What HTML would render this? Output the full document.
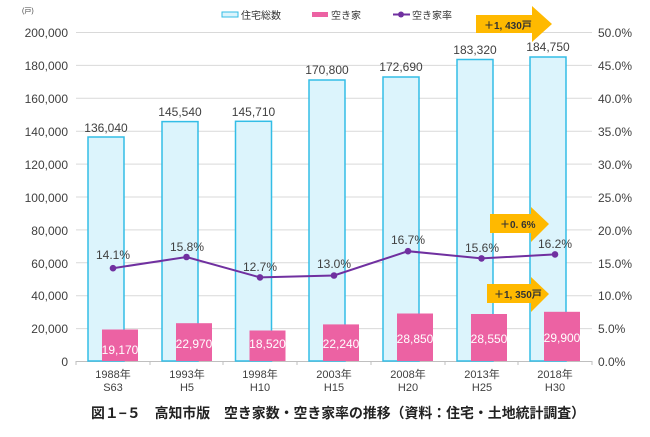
<!DOCTYPE html>
<html><head><meta charset="utf-8"><style>
body{margin:0;background:#fff;}
svg text{font-family:"Liberation Sans","Noto Sans CJK JP",sans-serif;}
</style></head><body>
<svg width="650" height="432" viewBox="0 0 650 432" xmlns="http://www.w3.org/2000/svg">
<g stroke="#d9d9d9" stroke-width="1">
<line x1="76" y1="32.5" x2="592" y2="32.5"/><line x1="76" y1="65.4" x2="592" y2="65.4"/><line x1="76" y1="98.3" x2="592" y2="98.3"/><line x1="76" y1="131.2" x2="592" y2="131.2"/><line x1="76" y1="164.1" x2="592" y2="164.1"/><line x1="76" y1="197" x2="592" y2="197"/><line x1="76" y1="229.9" x2="592" y2="229.9"/><line x1="76" y1="262.8" x2="592" y2="262.8"/><line x1="76" y1="295.7" x2="592" y2="295.7"/><line x1="76" y1="328.6" x2="592" y2="328.6"/>
</g>
<g stroke="#bfbfbf"><line x1="76" y1="361.5" x2="592" y2="361.5"/>
<line x1="76" y1="361" x2="76" y2="365"/><line x1="150" y1="361" x2="150" y2="365"/><line x1="223" y1="361" x2="223" y2="365"/><line x1="297" y1="361" x2="297" y2="365"/><line x1="371" y1="361" x2="371" y2="365"/><line x1="445" y1="361" x2="445" y2="365"/><line x1="518" y1="361" x2="518" y2="365"/><line x1="592" y1="361" x2="592" y2="365"/></g>
<g fill="#dcf4fc" stroke="#33bde6" stroke-width="1.5">
<rect x="88" y="137" width="36" height="224"/>
<rect x="162" y="121.6" width="36" height="239.4"/>
<rect x="235.5" y="121.3" width="36" height="239.7"/>
<rect x="309" y="80" width="36" height="281"/>
<rect x="383" y="77" width="36" height="284"/>
<rect x="457" y="59.5" width="36" height="301.5"/>
<rect x="530" y="57" width="36" height="304"/>
</g>
<g fill="#ec62a3">
<rect x="102" y="329.5" width="36" height="31.5"/>
<rect x="176" y="323.2" width="36" height="37.8"/>
<rect x="249.5" y="330.5" width="36" height="30.5"/>
<rect x="323" y="324.4" width="36" height="36.6"/>
<rect x="397" y="313.5" width="36" height="47.5"/>
<rect x="471" y="314" width="36" height="47"/>
<rect x="544" y="311.8" width="36" height="49.2"/>
</g>
<g fill="#fff" font-size="12" text-anchor="middle">
<text x="120" y="354">19,170</text><text x="194" y="348">22,970</text><text x="267.5" y="348">18,520</text><text x="341" y="348">22,240</text><text x="415" y="343">28,850</text><text x="489" y="343">28,550</text><text x="562" y="342">29,900</text>
</g>
<g fill="#404040" font-size="12" text-anchor="middle">
<text x="106" y="132">136,040</text><text x="180" y="116">145,540</text><text x="253.5" y="116">145,710</text><text x="327" y="74">170,800</text><text x="401" y="71">172,690</text><text x="475" y="54">183,320</text><text x="548" y="51">184,750</text>
<text x="113" y="259">14.1%</text><text x="187" y="251">15.8%</text><text x="260" y="271">12.7%</text><text x="334" y="268">13.0%</text><text x="408" y="244">16.7%</text><text x="482" y="252">15.6%</text><text x="555" y="248">16.2%</text>
</g>
<polyline fill="none" stroke="#7030a0" stroke-width="2" points="113,268.2 186.5,257 260,277.4 334,275.5 408,251.2 481.5,258.4 555,254.4"/>
<g fill="#7030a0"><circle cx="113" cy="268.2" r="3.3"/><circle cx="186.5" cy="257" r="3.3"/><circle cx="260" cy="277.4" r="3.3"/><circle cx="334" cy="275.5" r="3.3"/><circle cx="408" cy="251.2" r="3.3"/><circle cx="481.5" cy="258.4" r="3.3"/><circle cx="555" cy="254.4" r="3.3"/></g>
<g font-size="12" fill="#404040" text-anchor="end">
<text x="68" y="37">200,000</text><text x="68" y="70">180,000</text><text x="68" y="103">160,000</text><text x="68" y="136">140,000</text><text x="68" y="169">120,000</text><text x="68" y="202">100,000</text><text x="68" y="235">80,000</text><text x="68" y="268">60,000</text><text x="68" y="300">40,000</text><text x="68" y="333">20,000</text><text x="68" y="366">0</text>
</g>
<g font-size="12" fill="#404040">
<text x="598" y="37">50.0%</text><text x="598" y="70">45.0%</text><text x="598" y="103">40.0%</text><text x="598" y="136">35.0%</text><text x="598" y="169">30.0%</text><text x="598" y="202">25.0%</text><text x="598" y="235">20.0%</text><text x="598" y="268">15.0%</text><text x="598" y="300">10.0%</text><text x="598" y="333">5.0%</text><text x="598" y="366">0.0%</text>
</g>
<g font-size="11" fill="#404040" text-anchor="middle">
<text x="113" y="378">1988年</text><text x="113" y="391">S63</text>
<text x="187" y="378">1993年</text><text x="187" y="391">H5</text>
<text x="260" y="378">1998年</text><text x="260" y="391">H10</text>
<text x="334" y="378">2003年</text><text x="334" y="391">H15</text>
<text x="408" y="378">2008年</text><text x="408" y="391">H20</text>
<text x="482" y="378">2013年</text><text x="482" y="391">H25</text>
<text x="555" y="378">2018年</text><text x="555" y="391">H30</text>
</g>
<text x="22" y="13" font-size="7" fill="#404040">(戸)</text>
<rect x="222" y="12" width="16" height="5" fill="#dcf4fc" stroke="#33bde6"/>
<text x="241" y="19" font-size="10" fill="#333">住宅総数</text>
<rect x="312" y="12" width="16" height="5" fill="#ec62a3"/>
<text x="331" y="19" font-size="10" fill="#333">空き家</text>
<line x1="393" y1="14.5" x2="410" y2="14.5" stroke="#7030a0" stroke-width="2"/><circle cx="401" cy="14.5" r="3" fill="#7030a0"/>
<text x="412" y="19" font-size="10" fill="#333">空き家率</text>
<g fill="#ffb900">
<polygon points="476,15 532,15 532,6 552,24 532,42 532,33 476,33"/>
<polygon points="490,214 531,214 531,207 549,224 531,242 531,233 490,233"/>
<polygon points="487,284 531,284 531,277 549,294 531,312 531,303 487,303"/>
</g>
<g font-size="10" fill="#333" font-weight="bold">
<text x="484" y="29">＋1, 430戸</text>
<text x="500" y="228">＋0. 6%</text>
<text x="494" y="298">＋1, 350戸</text>
</g>
<text x="338" y="418" font-size="14" font-weight="bold" fill="#222" text-anchor="middle" textLength="494" lengthAdjust="spacingAndGlyphs">図１−５　高知市版　空き家数・空き家率の推移（資料：住宅・土地統計調査）</text>
</svg>
</body></html>
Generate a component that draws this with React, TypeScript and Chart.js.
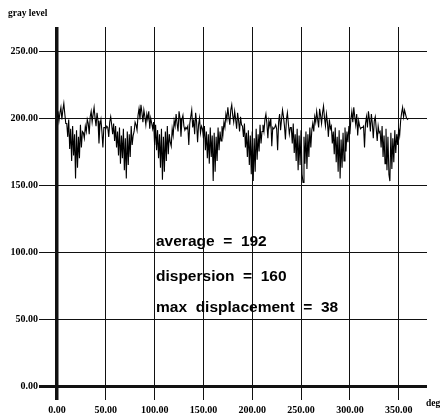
import React, { useEffect, useRef } from "react";
import { Chart, registerables } from "chart.js";

Chart.register(...registerables);

// gray level sampled every degree, 0..360
const GRAY: number[] = [
  201, 205, 198, 204, 208, 199, 206, 211, 203, 196,
  196, 186, 199, 177, 192, 168, 194, 172, 188, 155, 191, 163, 186, 170, 195, 178, 190, 189, 185,
  194, 190, 199, 196, 188, 201, 205, 197, 203, 208, 200, 194, 204, 198, 181, 195, 199, 190, 178, 193,
  193, 192, 194, 193, 186, 197, 201, 195, 188,
  196, 183, 194, 178, 190, 172, 193, 166, 187, 170, 192, 161, 185, 155, 190, 165, 188, 171, 194, 180,
  187, 190, 197, 195, 191,
  202, 207, 199, 210, 204, 197, 206, 201, 195, 203, 199, 205, 192, 200, 196,
  192, 197, 180, 195, 176, 191, 170, 188, 163, 192, 154, 186, 160, 190, 168, 194, 173, 188, 182, 179,
  192,
  187, 198, 194, 203, 196, 190, 205, 200, 186, 199, 202, 194, 191, 193, 192, 194, 180, 196, 201, 206,
  193, 199, 188, 204, 197, 182, 195, 200, 189, 194,
  192, 185, 194, 176, 190, 170, 188, 166, 193, 171, 187, 153, 189, 160, 186, 168, 193, 176, 190, 183,
  194, 188, 197, 193,
  203, 199, 208, 201, 195, 206, 210, 202, 197, 205, 199, 192, 204, 198, 190, 201, 195,
  194, 186, 196, 178, 189, 171, 191, 165, 187, 158, 190, 153, 185, 160, 192, 169, 188, 175, 195, 181,
  190, 195,
  190, 199, 203, 196, 185, 198, 194, 200, 179, 193, 192, 193, 195, 192, 176, 197, 203, 191, 199, 206,
  201, 194, 184, 199, 204, 196, 188, 193,
  193, 181, 196, 174, 188, 168, 192, 161, 187, 165, 191, 158, 152, 186, 166, 190, 162, 188, 171, 193,
  178, 191, 196,
  190, 201, 197, 205, 199, 193, 207, 202, 196, 204, 209, 200, 194, 203, 197, 186, 199, 192,
  194, 181, 190, 173, 193, 167, 186, 160, 191, 155, 184, 163, 189, 168, 193, 175, 190, 182, 194, 188,
  199, 205, 197, 208, 201, 195, 203, 187, 198, 194, 192, 193, 193, 194, 178, 196, 201, 193, 205, 199,
  190, 203, 196, 185, 198, 201, 192, 183, 194, 189,
  190, 178, 194, 171, 187, 166, 192, 161, 186, 158, 153, 189, 162, 185, 167, 191, 174, 188, 180, 192,
  187,
  198, 204, 208, 201, 206, 203, 200, 199, 200,
];
const DEG_STEP = 1;
const DEGREES: number[] = GRAY.map((_, i) => i * DEG_STEP);

const X_TICKS: number[] = [0, 50, 100, 150, 200, 250, 300, 350];
const Y_TICKS: number[] = [0, 50, 100, 150, 200, 250];

const Y_LABEL = "gray level";
const X_LABEL = "deg";
const STATS: string[] = [
  "average  =  192",
  "dispersion  =  160",
  "max  displacement  =  38",
];

export default function App() {
  const ref = useRef<HTMLCanvasElement | null>(null);

  useEffect(() => {
    if (!ref.current) return;
    const textPlugin = {
      id: "texts",
      afterDraw(chart: any) {
        const ctx = chart.ctx;
        ctx.save();
        ctx.fillStyle = "#000";
        ctx.font = "bold 9.5px 'Liberation Serif'";
        ctx.textBaseline = "alphabetic";
        ctx.textAlign = "left";
        ctx.fillText(Y_LABEL, 8, 16);
        ctx.fillText(X_LABEL, 426, 406);
        ctx.font = "bold 15.5px 'Liberation Sans'";
        ctx.textBaseline = "middle";
        const ys = [242, 277, 308];
        STATS.forEach((s, i) => ctx.fillText(s, 156, ys[i]));
        ctx.restore();
      },
    };

    const chart = new Chart(ref.current, {
      type: "line",
      data: {
        datasets: [
          {
            data: DEGREES.map((d, i) => ({ x: d, y: GRAY[i] })),
            borderColor: "#000",
            borderWidth: 1.1,
            pointRadius: 0,
            tension: 0,
            fill: false,
          },
        ],
      },
      options: {
        animation: false,
        responsive: false,
        layout: { padding: { left: 0, right: 13, top: 27, bottom: 0 } },
        plugins: { legend: { display: false }, tooltip: { enabled: false } },
        scales: {
          x: {
            type: "linear",
            min: 0,
            max: 379,
            border: { display: false },
            afterBuildTicks: (s: any) => {
              s.ticks = X_TICKS.map((v) => ({ value: v }));
            },
            afterFit: (s: any) => {
              s.height = 31;
            },
            grid: {
              color: "#111",
              lineWidth: (c: any) => (c.tick && c.tick.value === 0 ? 3.5 : 1),
              tickLength: 14,
              drawTicks: true,
            },
            ticks: {
              color: "#000",
              padding: 4,
              maxRotation: 0,
              font: { family: "'Liberation Serif'", size: 10, weight: "bold" },
              callback: (v: any) => Number(v).toFixed(2),
            },
          },
          y: {
            min: 0,
            max: 268,
            border: { display: false },
            afterBuildTicks: (s: any) => {
              s.ticks = Y_TICKS.map((v) => ({ value: v }));
            },
            afterFit: (s: any) => {
              s.width = 57;
            },
            grid: {
              color: "#111",
              lineWidth: (c: any) => (c.tick && c.tick.value === 0 ? 3 : 1),
              tickLength: 18,
            },
            ticks: {
              color: "#000",
              padding: 1,
              font: { family: "'Liberation Serif'", size: 10, weight: "bold" },
              callback: (v: any) => Number(v).toFixed(2),
            },
          },
        },
      },
      plugins: [textPlugin],
    });
    return () => chart.destroy();
  }, []);

  return (
    <div style={{ position: "absolute", left: 0, top: 0, width: 440, height: 417, background: "#fff" }}>
      <canvas ref={ref} width={440} height={417} />
    </div>
  );
}
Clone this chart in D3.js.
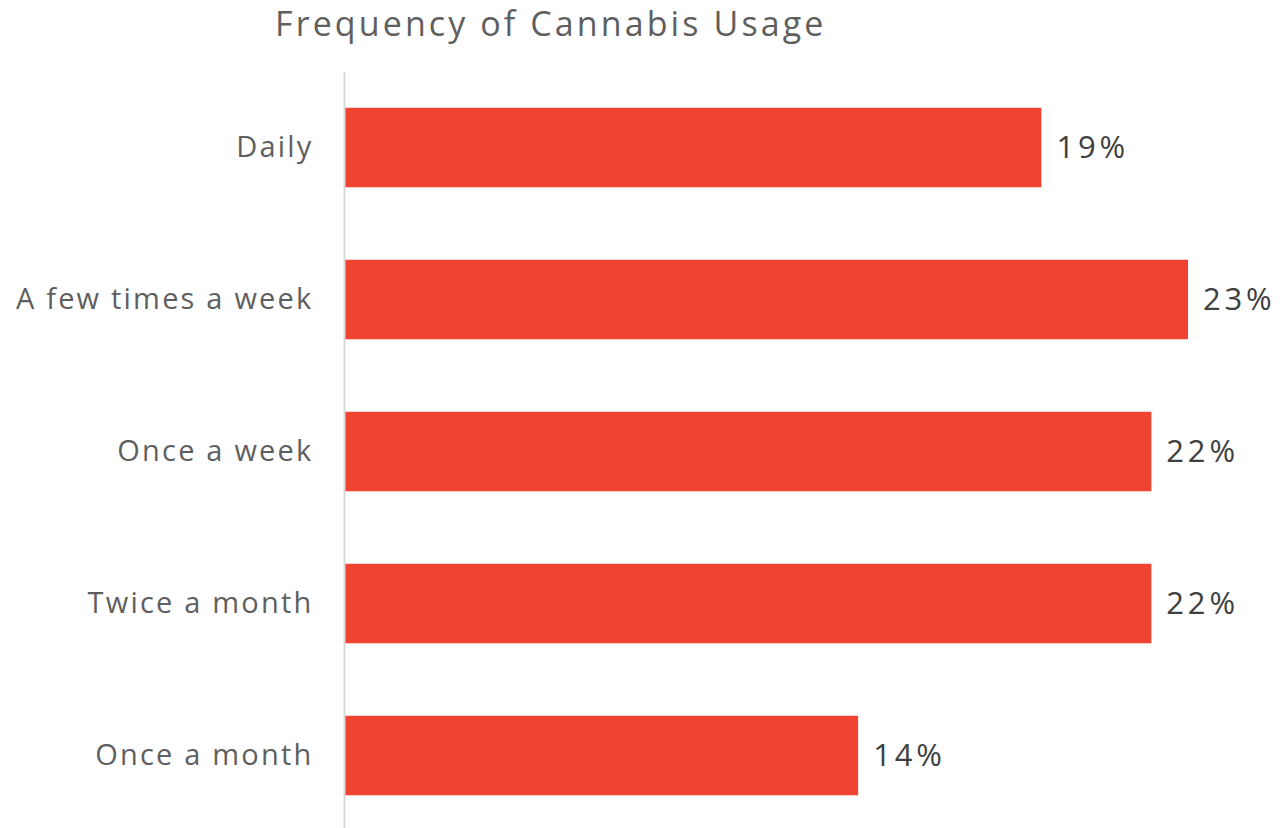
<!DOCTYPE html>
<html>
<head>
<meta charset="utf-8">
<script src="https://cdn.jsdelivr.net/npm/d3@7"></script>
<style>
  html, body { margin: 0; padding: 0; background: #fff; }
  svg { display: block; font-family: "Open Sans", "Noto Sans", sans-serif; }
</style>
</head>
<body>
<svg id="chart" width="1281" height="828"></svg>
<script>
// Share of respondents by frequency of cannabis use (percent)
const titleText = "Frequency of Cannabis Usage";
const categories = ["Daily", "A few times a week", "Once a week", "Twice a month", "Once a month"];
const values = [19, 23, 22, 22, 14];

const svg = d3.select("#chart");
const W = 1281, H = 828;

const x = d3.scaleLinear().domain([0, 23]).range([345, 1188]);
const y = d3.scaleBand()
  .domain(categories)
  .range([71.5, 831.5])
  .paddingInner(0.477)
  .paddingOuter(0.2385);

// Title
svg.append("text")
  .attr("x", 275)
  .attr("y", 36)
  .attr("text-anchor", "start")
  .attr("fill", "#5f5f5f")
  .attr("font-size", 34)
  .attr("letter-spacing", 3.1)
  .text(titleText);

// Bars
svg.append("g").selectAll("rect")
  .data(categories)
  .join("rect")
  .attr("x", x(0))
  .attr("y", d => y(d))
  .attr("width", (d, i) => x(values[i]) - x(0))
  .attr("height", y.bandwidth())
  .attr("fill", "#ee4431");

// Category axis (labels only; the baseline is drawn separately)
const yAxis = svg.append("g")
  .attr("transform", `translate(${x(0) - 0.5},0)`)
  .call(d3.axisLeft(y).tickSize(0).tickPadding(31));
yAxis.select(".domain").remove();
yAxis.selectAll("text")
  .attr("fill", "#5f5f5f")
  .attr("font-size", 29)
  .attr("letter-spacing", 2.2)
  .attr("dy", "0.33em")
  .attr("font-family", "\"Open Sans\", \"Noto Sans\", sans-serif");

svg.append("line")
  .attr("x1", x(0) - 0.5).attr("x2", x(0) - 0.5)
  .attr("y1", 72).attr("y2", H)
  .attr("stroke", "#d9d9d9")
  .attr("stroke-width", 2);

// Value labels
svg.append("g").selectAll("text")
  .data(categories)
  .join("text")
  .attr("x", (d, i) => x(values[i]) + 15)
  .attr("y", d => y(d) + y.bandwidth() / 2)
  .attr("dy", "0.34em")
  .attr("fill", "#404040")
  .attr("font-size", 31)
  .attr("letter-spacing", 3.8)
  .text((d, i) => values[i] + "%");
</script>
</body>
</html>
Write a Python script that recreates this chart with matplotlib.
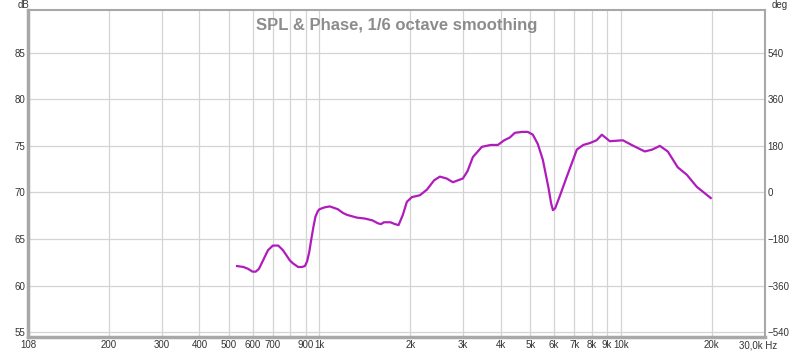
★ ★ ★ ★ ★ ★ ★
* THE REQUEST:
Make an exact copy of the lines from the one holding "Generate a component" through the one holding "Chart.register(...registerables);", end lines included, without the pictures.

* THE COMPLETED TASK:
Generate a component that draws this with React, TypeScript and Chart.js.
import React, { useEffect, useRef } from "react";
import { Chart, registerables } from "chart.js";

Chart.register(...registerables);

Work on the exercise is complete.